I went to a very big, well known Ford Dealership in the Atlanta Suburbs, found one I liked, and talked with a salesman. I had to go home and bring back my tax returns for the past 3 years, which I did. After some figuring, the salesman told me that I was approved, then proceeded to tell me that the payments would be over $700/mo, plus insurance (full coverage), so I would have been paying over $950/mo! I laughed in his face and told him "my rent & electric are less than that, forget it!" Since I had already invested so much time there, I looked around for something else, and wound up choosing a '99 extended cab Ranger that was less than $300/mo.

About 3 or 4 days after I got it, we had some heavy rains, and my windshield was leaking real bad. I called the dealership, and they told me to bring it in and they would take care of it. When I brought it in, I was told that the vehicle had been wrecked before, and the windshield & front end had been replaced... something the salesman neglected to tell me. They said it could take a week or longer to get to to fix it, and gave me a "loaner truck" to drive. While I had the loaner, I got my contract out to see if I could get out of the deal since the salesman neglected to tell me that the truck had been wrecked. That's when I discovered that the salesman had also increased my income by over $10,000 more than I told him.
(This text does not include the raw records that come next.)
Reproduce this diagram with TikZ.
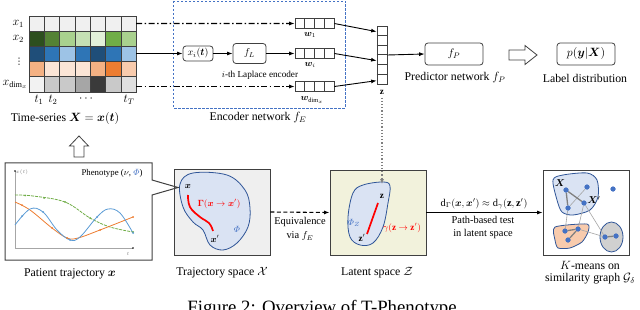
\documentclass[tikz,border=0pt]{standalone}
\usepackage{amsmath,bm}
\usepackage{fontspec}
\setmainfont{Liberation Serif}
\newfontfamily\djvfont{DejaVu Sans}
\usetikzlibrary{arrows.meta,calc}
\definecolor{dk}{HTML}{404040}
\definecolor{bluedge}{HTML}{2F5597}
\definecolor{blobfill}{HTML}{DAE3F3}
\definecolor{trajfill}{HTML}{EFEFEF}
\definecolor{latfill}{HTML}{F2F2DC}
\definecolor{redp}{HTML}{FF0000}
\definecolor{phib}{HTML}{4472C4}
\definecolor{dotb}{HTML}{4472C4}
\definecolor{gcurve}{HTML}{70AD47}
\definecolor{ocurve}{HTML}{ED7D31}
\definecolor{bcurve}{HTML}{5B9BD5}
\definecolor{orfill}{HTML}{F8CBAD}
\definecolor{grfill}{HTML}{D0D0D0}
\definecolor{edgeg}{HTML}{808080}
\definecolor{edgel}{HTML}{A6A6A6}
\tikzset{
  lab/.style={font=\fontsize{11.8}{13}\selectfont},
  smalllab/.style={font=\fontsize{10.4}{12}\selectfont},
  tinylab/.style={font=\fontsize{9.2}{10.5}\selectfont},
  cellborder/.style={draw=dk,line width=0.6pt},
  vecbox/.style={draw=dk,line width=0.7pt,fill=white,minimum width=39pt,minimum height=9.5pt,inner sep=0pt},
  rbox/.style={draw=dk,line width=0.8pt,rounded corners=3pt,fill=white,inner sep=1pt},
  sbox/.style={draw=dk,line width=0.9pt,inner sep=0pt},
  arr/.style={-{Latex[length=5.5pt,width=4pt]},line width=0.9pt},
  dashdotline/.style={line width=1.2pt,dash pattern=on 6pt off 2.5pt on 1.5pt off 2.5pt},
  blob/.style={draw=bluedge,line width=0.8pt,fill=blobfill},
  gdot/.style={circle,fill=dotb,inner sep=0pt,minimum size=5pt},
  thickedge/.style={draw=edgeg,line width=1.3pt},
  thinedge/.style={draw=edgel,line width=0.6pt},
}
\begin{document}
\begin{tikzpicture}[x=1pt,y=-1pt]
\useasboundingbox (0,0) rectangle (640,310);
% ---------- heatmap ----------
\foreach \r/\rowlist in {0/{F0F0F0,F0F0F0,F0F0F0,F0F0F0,F0F0F0,F0F0F0,F0F0F0},
  1/{2D4F1E,548235,A9D18E,C5E0B4,E2F0D9,70AD47,A9D18E},
  2/{1F4E79,2E75B6,9DC3E6,2E75B6,1F4E79,2E75B6,9DC3E6},
  3/{F4B183,FBE5D6,FBE5D6,FBE5D6,F4B183,ED7D31,F8CBAD},
  4/{F2F2F2,C9C9C9,C9C9C9,A6A6A6,3A3A3A,C9C9C9,E0E0E0}}{
  \foreach \c [count=\k from 0] in \rowlist {
    \definecolor{cellc}{HTML}{\c}
    \draw[cellborder,fill=cellc] (29+\k*15.3,16+\r*15.2) rectangle ++(15.3,15.2);
  }
}
\node[lab,anchor=east] (lx1) at (27.5,23.6) {$x_1$};
\node[lab,anchor=east] (lx2) at (27.5,38.8) {$x_2$};
\node[font=\fontsize{9}{9}\selectfont\djvfont,inner sep=0pt] (lxd) at (19,62) {⋮};
\node[lab,anchor=east,inner xsep=1pt] (lxn) at (28.5,84.4) {$x_{\mathrm{dim}_x}$};
\node[lab] (t1) at (39,100) {$t_1$};
\node[lab] (t2) at (53,100) {$t_2$};
\node[lab] (tdots) at (87,99) {$\cdots$};
\node[lab] (tT) at (129,100) {$t_T$};
\node[lab] (tslab) at (65,119) {Time-series $\bm{X}=\bm{x}(\bm{t})$};
\coordinate (g1) at (136.1,23.6);
\coordinate (g3) at (136.1,53.5);
\coordinate (g5) at (136.1,86.5);
% ---------- encoder ----------
\draw[phib,line width=0.8pt,dash pattern=on 2.5pt off 1.5pt] (173,1) rectangle (345,108);
\node[lab] (enclab) at (258,118) {Encoder network $f_E$};
\node[rbox,minimum width=30pt,minimum height=15pt] (xi) at (198,53.5) {$x_i(\bm{t})$};
\node[rbox,minimum width=33pt,minimum height=20pt] (fL) at (249.5,53.5) {$f_L$};
\node[tinylab] (lapl) at (260,75.5) {$i$-th Laplace encoder};
\foreach \n/\yy in {w1/23.5,wi/53.5,wd/86.5}{
  \node[vecbox] (\n) at (314.5,\yy) {};
  \foreach \k in {1,2,3}{\draw[dk,line width=0.6pt] ($(\n.north west)+(\k*9.75,0)$) -- ($(\n.south west)+(\k*9.75,0)$);}
}
\node[tinylab] (w1lab) at (310,35) {$\bm{w}_1$};
\node[tinylab] (wilab) at (310,65) {$\bm{w}_i$};
\node[tinylab] (wdlab) at (312,100) {$\bm{w}_{\mathrm{dim}_x}$};
\draw[arr,dashdotline] (g1) -- (w1.west);
\draw[arr] (g3) -- (xi.west);
\draw[arr] (xi) -- (fL);
\draw[arr] (fL) -- (wi.west);
\draw[arr,dashdotline] (g5) -- (wd.west);
% z vector
\node[draw=dk,line width=0.7pt,fill=white,minimum width=10pt,minimum height=58pt,inner sep=0pt] (zv) at (382,55) {};
\foreach \k in {1,...,5}{\draw[dk,line width=0.6pt] ($(zv.north west)+(0,\k*9.667)$) -- ($(zv.north east)+(0,\k*9.667)$);}
\node[tinylab] (zlab) at (382,92) {$\mathbf{z}$};
\draw[arr] (w1.east) -- ($(zv.north west)+(0,6)$);
\draw[arr] (wi.east) -- ($(zv.north west)+(0,35)$);
\draw[arr] (wd.east) -- ($(zv.north west)+(0,55)$);
% predictor
\node[rbox,minimum width=58pt,minimum height=22pt,font=\fontsize{11}{13}\selectfont] (fP) at (454,54) {$f_P$};
\node[lab] (fPlab) at (455,78) {Predictor network $f_P$};
\draw[arr] (zv.east) -- (fP.west);
\draw[dk,line width=0.8pt] (509,50) -- (525,50) -- (525,45.5) -- (537,55) -- (525,64.5) -- (525,60) -- (509,60) -- cycle;
\node[rbox,minimum width=58pt,minimum height=22pt,font=\fontsize{12}{13}\selectfont] (py) at (586,54) {$p(\bm{y}|\bm{X})$};
\node[lab] (pylab) at (585,78) {Label distribution};
% up block arrow
\draw[dk,line width=0.8pt] (79,136) -- (88.5,146) -- (84,146) -- (84,157) -- (74,157) -- (74,146) -- (69.5,146) -- cycle;
% ---------- trajectory space ----------
\node[sbox,fill=trajfill,minimum width=96pt,minimum height=86pt] (traj) at (222,212) {};
\draw[blob] plot[smooth cycle,tension=0.6] coordinates {(180,184) (193,173) (227,175) (245,190) (250,208) (248,227) (237,243) (223,250) (210,245) (203,230) (193,222) (183,207)};
\draw[redp,line width=1.7pt] plot[smooth,tension=0.7] coordinates {(188,195) (190,207) (200,217) (209,223) (213,231)};
\node[tinylab] (xlab) at (188,186) {$\bm{x}$};
\node[tinylab] (xplab) at (215,239) {$\bm{x}'$};
\node[tinylab,text=redp] (gamlab) at (219,204) {$\bm{\Gamma}(\bm{x}\to\bm{x}')$};
\node[tinylab,text=phib] (philab) at (237,229) {$\varPhi$};
\coordinate (tip) at (178,187.5);
% ---------- patient trajectory ----------
\draw[dk,line width=1pt] (5,163) -- (152,163) -- (152,180) -- (tip) -- (152,195) -- (152,260) -- (5,260) -- cycle;
\draw[gray!70,line width=0.4pt] (15,171) -- (15,248) -- (133,248);
\fill[black] (15,171) circle (0.8);
\fill[black] (133,248) circle (0.8);
\node[font=\fontsize{4}{5}\selectfont,text=gray] (xtl) at (22,172) {$x(t)$};
\node[font=\fontsize{4}{5}\selectfont,text=gray] (tl) at (128,254) {$t$};
\node[font=\fontsize{8.8}{10}\selectfont] (phen) at (112,173) {Phenotype ($\nu$, \textcolor{phib}{$\varPhi$})};
\draw[gcurve,line width=0.8pt,dash pattern=on 3pt off 1pt] plot[smooth,tension=0.6] coordinates {(15,195) (33,196) (65,202) (90,218) (110,227) (133,232)};
\draw[ocurve,line width=0.8pt] plot[smooth,tension=0.6] coordinates {(15,202) (30,210) (52,228) (67,238) (78,238) (100,230) (133,217)};
\draw[bcurve,line width=0.8pt] plot[smooth,tension=0.6] coordinates {(15,225) (30,209) (43,212) (57,230) (70,240) (80,237) (97,217) (108,209) (120,213) (133,233)};
\foreach \p in {(25,195.5),(44,198),(65,202),(90,218),(133,232)} \fill[gcurve] \p circle (1);
\foreach \p in {(22,205),(52,228),(67,238),(100,230),(133,217)} \fill[ocurve] \p circle (1);
\foreach \p in {(22,216),(43,212),(70,240),(97,217),(133,233)} \fill[bcurve] \p circle (1);
\node[lab] (ptlab) at (70,274) {Patient trajectory $\bm{x}$};
\node[lab] (trajlab) at (222,273) {Trajectory space $\mathcal{X}$};
% ---------- latent space ----------
\node[sbox,fill=latfill,minimum width=96pt,minimum height=85pt] (lat) at (378,212.5) {};
\draw[blob] plot[smooth cycle,tension=0.6] coordinates {(353,193) (363,185) (383,182) (390,186) (388,203) (383,227) (373,243) (360,245) (350,237) (348,217)};
\draw[redp,line width=1.7pt] (378,203) -- (367,234);
\node[tinylab] (zin) at (382,196) {$\mathbf{z}$};
\node[tinylab] (zpin) at (362,238) {$\mathbf{z}'$};
\node[tinylab,text=phib] (phiz) at (354,223) {$\varPhi_Z$};
\node[tinylab,text=redp] (gz) at (402,228) {$\gamma(\mathbf{z}\to\mathbf{z}')$};
\coordinate (ztop) at (382,184);
\draw[edgeg,line width=1.2pt,dotted,-{Latex[length=5pt,width=4pt]}] (zlab.south) -- (ztop);
\node[lab] (latlab) at (377,273) {Latent space $\mathcal{Z}$};
\draw[arr,dash pattern=on 4pt off 2.5pt,line width=1.1pt] (traj.east) -- (lat.west);
\node[smalllab] (eq1) at (300,222) {Equivalence};
\node[smalllab] (eq2) at (300,236) {via $f_E$};
% ---------- cluster ----------
\node[sbox,fill=white,minimum width=86pt,minimum height=85pt] (clu) at (586,212.5) {};
\draw[arr] (lat.east) -- (clu.west);
\node[smalllab] (dlab) at (484,204) {$\mathrm{d}_\Gamma(\bm{x},\bm{x}')\approx\mathrm{d}_\gamma(\mathbf{z},\mathbf{z}')$};
\node[smalllab] (pb1) at (483,220) {Path-based test};
\node[smalllab] (pb2) at (483,234) {in latent space};
\draw[blob] plot[smooth cycle,tension=0.5] coordinates {(553,180) (563,175) (587,173) (597,180) (598,197) (590,210) (573,215) (562,212) (557,200)};
\draw[blob,fill=orfill] plot[smooth cycle,tension=0.4] coordinates {(555,227) (587,224) (588,232) (582,242) (570,248) (558,248) (555,240)};
\draw[blob,fill=grfill] (611.5,237) ellipse (11.5 and 15);
\node[gdot] (nX) at (566,190) {};
\node[gdot] (n2) at (587,187) {};
\node[gdot] (n3) at (613,189) {};
\node[gdot] (nXp) at (584,203) {};
\node[gdot] (n5) at (568,208) {};
\node[gdot] (o1) at (565,231) {};
\node[gdot] (o2) at (578,229) {};
\node[gdot] (o3) at (568,240) {};
\node[gdot] (q1) at (605,237) {};
\node[gdot] (q2) at (616,236) {};
\draw[thinedge] (n5) -- (o1);
\draw[thinedge] (nXp) -- (o2);
\draw[thinedge] (nXp) -- (q1);
\draw[thinedge] (o2) -- (q1);
\draw[thinedge] (n5) -- (n2);
\draw[thickedge] (nX) -- (nXp);
\draw[thickedge] (nX) -- (n5);
\draw[thickedge] (o1) -- (o2);
\draw[thickedge] (o2) -- (o3);
\draw[thickedge] (q1) -- (q2);
\foreach \n in {nX,n2,n3,nXp,n5,o1,o2,o3,q1,q2} \fill[dotb] (\n) circle (2.5);
\node[smalllab] (Xl) at (560,183) {$\bm{X}$};
\node[smalllab] (Xpl) at (594,200) {$\bm{X}'$};
\node[lab] (km1) at (590,265) {$K$-means on};
\node[lab] (km2) at (590,279) {similarity graph $\mathcal{G}_\delta$};
% caption
\node[font=\fontsize{18.8}{22}\selectfont,anchor=base] (cap) at (322,313) {Figure 2: Overview of T-Phenotype};
\end{tikzpicture}
\end{document}
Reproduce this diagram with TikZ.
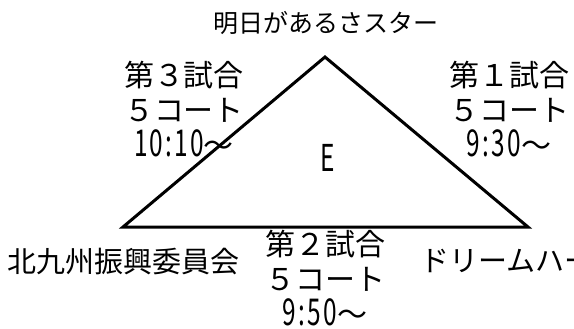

I couldn't get out of the contract because they had already sold the truck I traded in. During the time I had the truck, my loan was sold to 3 or 4 different banks before finally ending up at Wells Fargo Bank. After I got it paid off, I never financed another vehicle either, I paid cash for what I could afford. I am 53 years old now, and have never owned a brand new vehicle in my life and never plan to... no way I could anyways because I am on disability now, and it's near impossible to get a loan...

Peace,

Ghost

Latest Discussions»General Discussion»Car Trouble: A Subprime b...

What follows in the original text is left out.